Fergie’s general outspokenness means that referees are almost spooked into giving decisions his way because they are afraid of being at the end of one of his infamous “hairdryers”. But the massive number of controversial decisions that go United’s way cannot be put down to Fergie’s mind games alone. There coule be other factors involved. For instance, I mentioned the fact that Mike Riley, one of United’s most faithful referees, now chooses the referees for Premier League matches. But the rot could run much, much deeper. David Gill, United’s Chief Executive, was recently named the FA’s vice-chairman after being a part of the FA board for 6 years. The words “conflict of interest” suggests themselves. How can one expect just and fair rulings for other clubs when one of the board members is a powerful executive of Manchester United? It’s just not going to happen. Then again, I’ll be honest enough to admit that the point about Gill’s position is speculation, simply because I have no proof of any massive wrongdoing.

But the point that I made before is something I will stand by: due to a variety of circumstances that include not being assigned matches and being at the end of criticism from Fergie, referees seem to favour United, some very blatantly. And while I’ll admit that every club gets a few lucky breaks now and again, as such is the nature of the game, the number of “lucky breaks” that United get are far too many.

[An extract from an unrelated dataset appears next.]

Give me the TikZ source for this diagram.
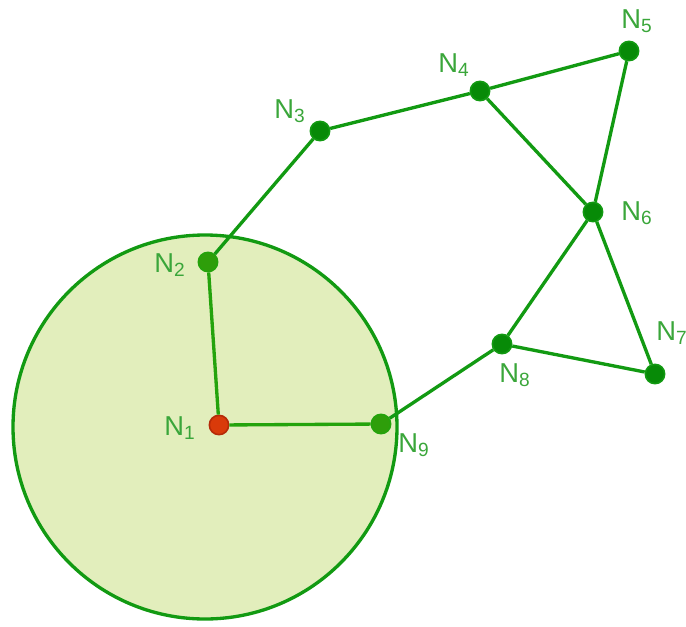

Don’t expect anything to be done about all this either. The FA can and will do nothing, for they are a useless bunch of…. well, you know what I mean. I wish I could offer non-United fans some hope of a better tomorrow, but I can’t. The situation can only improve when Fergie finally decides to retire from management. Until then, if your team is defeated by United thanks to an incorrect call made by the referees, all I can say is this: s**t happens.